I've been writing a good chunk of C lately for some stuff that has some relatively high memory constraints (lower than I could squeeze out of GraalVM).

I know I could do C++, and you could argue that's better, but I find C++ to be exceptionally irritating to use. Every time I've used C++ I get people telling me I'm using it "wrong", sometimes in contradictory ways. Sometimes I should use a "friend" function, sometimes "friend functions are evil". Sometimes multiple inheritance is fine, sometimes it should be avoided like the plague. Sometimes you should "obviously" use operator overloading, sometimes you should avoid it because it's confusing because you don't know which functions are being called.

I'm sure someone here can "educate" me with the best practices for C++, and maybe there will be some reasoning for it, but ultimately I don't really care. I just found the language annoying and I don't enjoy using it. I know that I could "just write it mostly like C and use the C++ features when I need it", but I have just found that I have more fun thinking in pure C, and I've kind of grown to enjoy the lack of features.

Maybe it's just a little bit of masochism on my end, but I like the fact that C gives you so little. You kind of have to think about your problem at a very fundamental and low level; you have to be aware of how memory is allocated and deallocated, you don't get all these sexy helper functional-programming constructs, strings aren't these simple automatic dynamic things that you have in basically every other language. You have a dumb, simple language that will give you exactly what you need to write programs and very little else.

Most stuff I write uses a garbage collector, but the safety and easy of writing stuff with garbage collectors like Java makes it very easy to be lazy. I've grown to appreciate how much C makes you actually think about problems.
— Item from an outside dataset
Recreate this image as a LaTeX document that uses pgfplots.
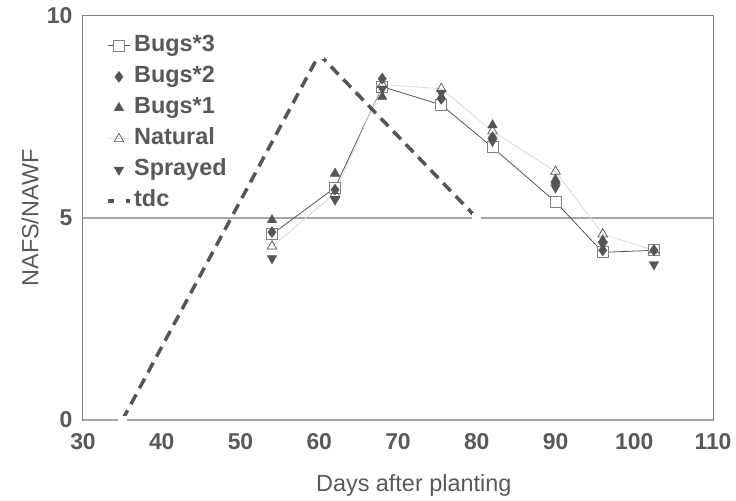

> I know I could do C++, and you could argue that's better, but I find C++ to be exceptionally irritating to use. Every time I've used C++ I get people telling me I'm using it "wrong", sometimes in contradictory ways. Sometimes I should use a "friend" function, sometimes "friend functions are evil". Sometimes multiple inheritance is fine, sometimes it should be avoided like the plague. Sometimes you should "obviously" use operator overloading, sometimes you should avoid it because it's confusing because you don't know which functions are being called.

That is because you are looking at Design in C++ wrong. Language features and low-level abstractions are just mechanisms. You have to put them into a coherent framework for modeling a problem domain via commonality & variability analysis (aka domain engineering) onto a solution domain consisting of language features, idioms and patterns.

For a very good explanation, see the classic book, Multi-Paradigm Design for C++ by James Coplien.